Bitcoin slipped to $68,000 in early-week trading after several unsuccessful attempts to break past the $70,000 mark. The decline came amid subdued activity as Hong Kong markets remained closed for a public holiday, contributing to a brief spell of selling pressure. Over the past few weeks, the cryptocurrency’s price has swung within a narrow $65,000 to $73,000 band, reflecting a period of volatility without decisive direction.
Stagnant demand and muted trading volume draw attention
Recent data from blockchain analytics firm Glassnode show that, despite intermittent recoveries in price, there has been little evidence of fresh buying enthusiasm. On-chain activity remains muted, with transaction volumes noticeably lower compared to previous rallies. This pattern suggests that recent upward movements have not been backed by robust or consistent demand from new market participants or large-scale investors.
Caladan, a firm specializing in liquidity and market structure analysis, highlighted ongoing profit-taking among major holders. The company observed that flows in the market are increasingly being shaped by broader macroeconomic developments and derivatives trading, rather than fundamental spot market accumulation. Its latest reports indicate an absence of a pronounced accumulation phase, signaling caution among investors.
Rising hedging activity in derivatives markets
In the options market, upward momentum has slowed significantly, while demand for downside protection has increased. Implied volatility on options contracts has climbed above realized volatility levels, a signal that traders are growing more concerned about potential price swings in the near term. The shift points to heightened uncertainty, as speculation grows about the direction of the next major move.
According to market experts, if Bitcoin were to dip below the $68,000 threshold, market makers may move to reduce their risk exposure through additional selling. Should such conditions materialize, analysts warn, price declines could accelerate and downward pressure may persist for some time.
Caladan’s analysis noted that while the market may appear stable on the surface, underlying structural imbalances could trigger swift and unpredictable price shifts.

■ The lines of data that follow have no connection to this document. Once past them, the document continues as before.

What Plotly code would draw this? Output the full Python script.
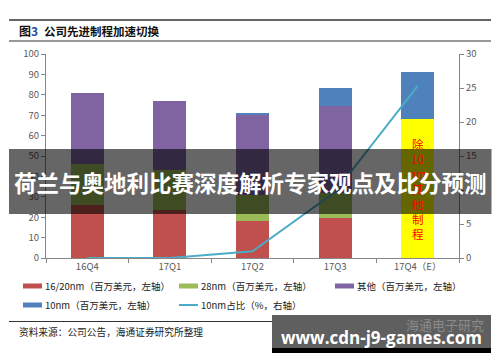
import plotly.graph_objects as go

categories = ["16Q4", "17Q1", "17Q2", "17Q3", "17Q4（E）"]
nm16_20 = [26.1, 23.3, 18.0, 19.6, None]
nm28 = [20.0, 19.9, 13.0, 12.2, None]
other = [34.8, 33.6, 39.3, 42.9, None]
other_excl10 = [None, None, None, None, 67.9]
nm10 = [None, None, 0.7, 8.5, 23.4]
nm10_share = [0, 0, 1.0, 9.7, 25.3]

series_names = ["16/20nm（百万美元，左轴）", "28nm（百万美元，左轴）", "其他（百万美元，左轴）",
                "10nm（百万美元，左轴）", "10nm占比（%，右轴）"]

# layout geometry (px)
W, H = 500, 362
ML, MR, MT, MB = 46, 41, 54, 104
PW = W - ML - MR
PH = H - MT - MB


def px(x):
    return (x - ML) / PW


def py(y):
    return (H - MB - y) / PH


FONT = "Noto Sans CJK SC"
GRAY = "#868686"
TICK = "#595959"
C_RED, C_GREEN, C_PURPLE, C_BLUE, C_LINE = "#C0504D", "#9BBB59", "#8064A2", "#4F81BD", "#4BACC6"

fig = go.Figure()
fig.add_trace(go.Bar(x=categories, y=nm16_20, name=series_names[0],
                     marker=dict(color=C_RED, line=dict(width=0))))
fig.add_trace(go.Bar(x=categories, y=nm28, name=series_names[1],
                     marker=dict(color=C_GREEN, line=dict(width=0))))
fig.add_trace(go.Bar(x=categories, y=other, name=series_names[2],
                     marker=dict(color=C_PURPLE, line=dict(width=0))))
fig.add_trace(go.Bar(x=categories, y=other_excl10, name="除10nm其他制程",
                     marker=dict(color="#FFFF00", line=dict(width=0))))
fig.add_trace(go.Bar(x=categories, y=nm10, name=series_names[3],
                     marker=dict(color=C_BLUE, line=dict(width=0))))
fig.add_trace(go.Scatter(x=categories, y=nm10_share, name=series_names[4],
                         mode="lines", line=dict(color=C_LINE, width=2), yaxis="y2"))

axis_common = dict(showline=True, linecolor=GRAY, linewidth=1, ticks="outside",
                   ticklen=4, tickcolor=GRAY, showgrid=False, zeroline=False,
                   tickfont=dict(family=FONT, size=9.5, color=TICK))

fig.update_layout(
    width=W, height=H,
    margin=dict(l=ML, r=MR, t=MT, b=MB, pad=0),
    paper_bgcolor="white", plot_bgcolor="white",
    barmode="stack", bargap=0.6, showlegend=False,
    font=dict(family=FONT, color="#222"),
    xaxis=dict(**axis_common, tickson="boundaries", type="category"),
    yaxis=dict(**axis_common, range=[0, 100], dtick=10),
    yaxis2=dict(**axis_common, range=[0, 30], dtick=5, overlaying="y", side="right"),
)

shapes = []
ann = []
# title rules
for yy, lw in [(20, 1.5), (41, 1), (321.5, 1)]:
    shapes.append(dict(type="line", xref="paper", yref="paper", x0=px(9), x1=px(491),
                       y0=py(yy), y1=py(yy), line=dict(color="#333", width=lw)))

# legend (manual)
legend_items = [(23, 286, series_names[0], C_RED, "bar"),
                (179, 286, series_names[1], C_GREEN, "bar"),
                (335, 286, series_names[2], C_PURPLE, "bar"),
                (23, 305, series_names[3], C_BLUE, "bar"),
                (179, 305, series_names[4], C_LINE, "line")]
for lx, ly, name, col, kind in legend_items:
    if kind == "bar":
        shapes.append(dict(type="rect", xref="paper", yref="paper",
                           x0=px(lx), x1=px(lx + 19), y0=py(ly - 2.5), y1=py(ly + 2.5),
                           fillcolor=col, line=dict(width=0)))
    else:
        shapes.append(dict(type="line", xref="paper", yref="paper",
                           x0=px(lx), x1=px(lx + 19), y0=py(ly), y1=py(ly),
                           line=dict(color=col, width=2)))
    ann.append(dict(xref="paper", yref="paper", x=px(lx + 19.5), y=py(ly), xanchor="left",
                    yanchor="middle", text=name, showarrow=False,
                    font=dict(family=FONT, size=9.5, color="#222")))

# overlay banner
shapes.append(dict(type="rect", xref="paper", yref="paper", layer="above",
                   x0=px(9), x1=px(491.5), y0=py(149), y1=py(214),
                   fillcolor="rgba(0,0,0,0.6)", line=dict(width=0)))
# watermark box
shapes.append(dict(type="rect", xref="paper", yref="paper", layer="above",
                   x0=px(272), x1=px(491), y0=py(315), y1=py(348),
                   fillcolor="#5f5f5f", line=dict(width=0)))
shapes.append(dict(type="rect", xref="paper", yref="paper", layer="above",
                   x0=px(272), x1=px(491), y0=py(348), y1=py(353),
                   fillcolor="#000000", line=dict(width=0)))
fig.update_layout(shapes=shapes)

ann.append(dict(xref="paper", yref="paper", x=px(17), y=py(31), xanchor="left", yanchor="middle",
                text="<b>图<span style='color:#1f4e9c'>3</span></b>", showarrow=False,
                font=dict(family=FONT, size=12, color="#111")))
ann.append(dict(xref="paper", yref="paper", x=px(42), y=py(31), xanchor="left", yanchor="middle",
                text="<b>公司先进制程加速切换</b>", showarrow=False,
                font=dict(family=FONT, size=11.5, color="#111")))
ann.append(dict(xref="x", yref="y", x=categories[4], y=34, xanchor="center", yanchor="middle",
                text="除<br>10<br>nm<br>其<br>他<br>制<br>程", showarrow=False,
                font=dict(family=FONT, size=11.5, color="#FF0000")))
ann.append(dict(xref="paper", yref="paper", x=px(17), y=py(332), xanchor="left", yanchor="middle",
                text="资料来源：公司公告，海通证券研究所整理", showarrow=False,
                font=dict(family=FONT, size=9.7, color="#222")))
ann.append(dict(xref="paper", yref="paper", x=px(250), y=py(182), xanchor="center", yanchor="middle",
                text="<b>荷兰与奥地利比赛深度解析专家观点及比分预测</b>", showarrow=False,
                font=dict(family=FONT, size=22.5, color="white")))
ann.append(dict(xref="paper", yref="paper", x=px(486), y=py(324), xanchor="right", yanchor="middle",
                text="海通电子研究", showarrow=False,
                font=dict(family=FONT, size=13, color="#8a8a8a")))
ann.append(dict(xref="paper", yref="paper", x=px(381), y=py(337), xanchor="center", yanchor="middle",
                text="<b>www.cdn-j9-games.com</b>", showarrow=False,
                font=dict(family="Open Sans", size=17, color="white")))
fig.update_layout(annotations=ann)

fig.write_html("out.html", config={"displayModeBar": False},
               post_script="document.body.style.margin='0';document.body.style.padding='0';")
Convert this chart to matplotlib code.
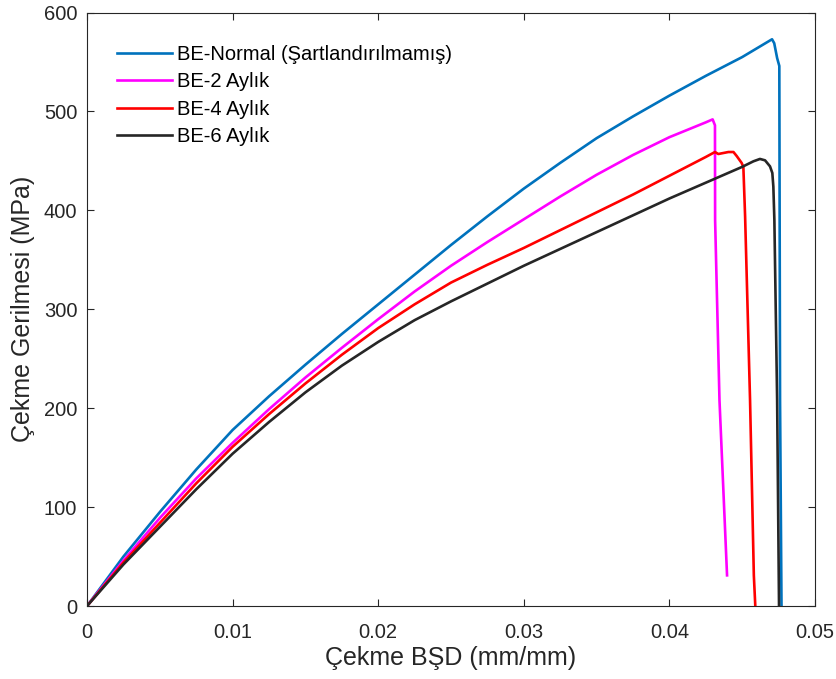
import numpy as np
import matplotlib
matplotlib.use("Agg")
import matplotlib.pyplot as plt

plt.rcParams['font.family'] = ['Liberation Sans', 'DejaVu Sans']

# strain (mm/mm) / stress (MPa)
normal_x = [0, 0.0025, 0.005, 0.0075, 0.01, 0.0125, 0.015, 0.0175, 0.02, 0.0225,
            0.025, 0.0275, 0.03, 0.0325, 0.035, 0.0375, 0.04, 0.0425, 0.045,
            0.04705, 0.0472, 0.0474, 0.04755, 0.0476, 0.0477]
normal_y = [0, 50, 95, 138, 178, 212, 244, 275, 305, 335,
            365, 394, 422, 448, 473, 495, 516, 536, 555,
            573, 569, 554, 546, 208, 0]

ay2_x = [0, 0.0025, 0.005, 0.0075, 0.01, 0.0125, 0.015, 0.0175, 0.02, 0.0225,
         0.025, 0.0275, 0.03, 0.0325, 0.035, 0.0375, 0.04, 0.0415, 0.0425,
         0.04297, 0.04313, 0.04314, 0.04344, 0.04396]
ay2_y = [0, 46, 89, 129, 165, 199, 231, 261, 290, 318,
         344, 368, 391, 414, 436, 456, 474, 483, 489,
         492, 486, 390, 208, 31]

ay4_x = [0, 0.0025, 0.005, 0.0075, 0.01, 0.0125, 0.015, 0.0175, 0.02, 0.0225,
         0.025, 0.0275, 0.03, 0.0325, 0.035, 0.0375, 0.04, 0.0425,
         0.04313, 0.04336, 0.04405, 0.0444, 0.04462, 0.04496, 0.04508,
         0.0452, 0.04554, 0.0458, 0.0459]
ay4_y = [0, 44, 84, 124, 161, 194, 225, 254, 281, 305,
         327, 345, 362, 380, 398, 416, 435, 454,
         459, 457, 459, 459, 455, 448, 444,
         394, 208, 31, 0]

ay6_x = [0, 0.0025, 0.005, 0.0075, 0.01, 0.0125, 0.015, 0.0175, 0.02, 0.0225,
         0.025, 0.0275, 0.03, 0.0325, 0.035, 0.0375, 0.04, 0.0425, 0.045,
         0.04577, 0.04622, 0.04657, 0.04691, 0.04707, 0.04714, 0.04721, 0.0474, 0.04753]
ay6_y = [0, 42, 80, 118, 154, 186, 216, 243, 267, 289,
         308, 326, 344, 361, 378, 395, 412, 428, 444,
         449.6, 452, 450.6, 444.5, 437.8, 424, 390.6, 208, 0]

labels = ['BE-Normal (Şartlandırılmamış)', 'BE-2 Aylık', 'BE-4 Aylık', 'BE-6 Aylık']
colors = ['#0072BD', '#FF00FF', '#FF0000', '#262626']
xticks = [0, 0.01, 0.02, 0.03, 0.04, 0.05]
xticklabels = ['0', '0.01', '0.02', '0.03', '0.04', '0.05']
yticks = [0, 100, 200, 300, 400, 500, 600]

fig = plt.figure(figsize=(8.37, 6.79), dpi=100)
ax = fig.add_axes([0.104, 0.1075, 0.8697, 0.874])

series = [(normal_x, normal_y), (ay2_x, ay2_y), (ay4_x, ay4_y), (ay6_x, ay6_y)]
for (x, y), lab, c in zip(series, labels, colors):
    ax.plot(x, y, color=c, lw=1.9, label=lab)

ax.set_xlim(0, 0.05)
ax.set_ylim(0, 600)
ax.set_xticks(xticks)
ax.set_xticklabels(xticklabels)
ax.set_yticks(yticks)
ax.tick_params(direction='in', top=True, right=True, labelsize=14.5,
               colors='#262626', length=5, width=0.8)
ax.tick_params(axis='x', pad=12)
ax.tick_params(axis='y', pad=7)
for s in ax.spines.values():
    s.set_color('#262626')
    s.set_linewidth(0.8)

ax.set_xlabel('Çekme BŞD (mm/mm)', fontsize=18, color='#262626', labelpad=3)
ax.set_ylabel('Çekme Gerilmesi (MPa)', fontsize=18, color='#262626', labelpad=6)

ax.legend(loc='upper left', bbox_to_anchor=(0.016, 0.976), frameon=False,
          fontsize=14.5, handlelength=2.75, labelspacing=0.42, handletextpad=0.25)

fig.savefig('out.png', dpi=100)
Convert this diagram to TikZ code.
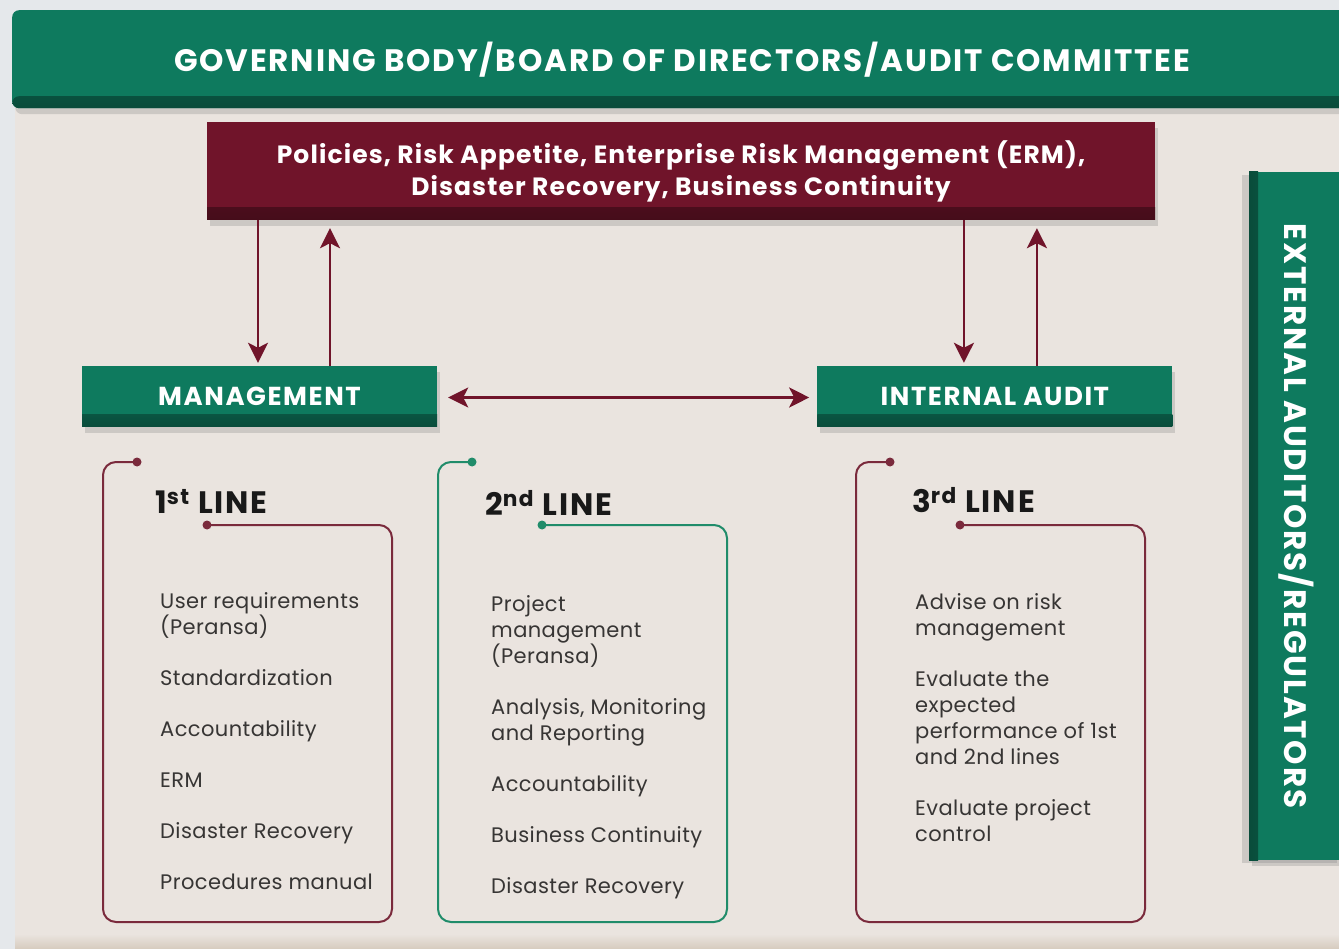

This fragile setup has led derivatives market participants to brace themselves for abrupt short-term movements. Observers have also underscored the possibility of sharp corrections toward the $60,000 level, reflecting growing caution within the trading community.
Meanwhile, sentiment on crypto prediction platforms has deteriorated further. According to Polymarket data, a significant proportion of participants expect Bitcoin to test $65,000—or even lower—sometime in April. Optimism for higher price targets, in contrast, has clearly waned as more traders anticipate a bearish turn in the coming weeks.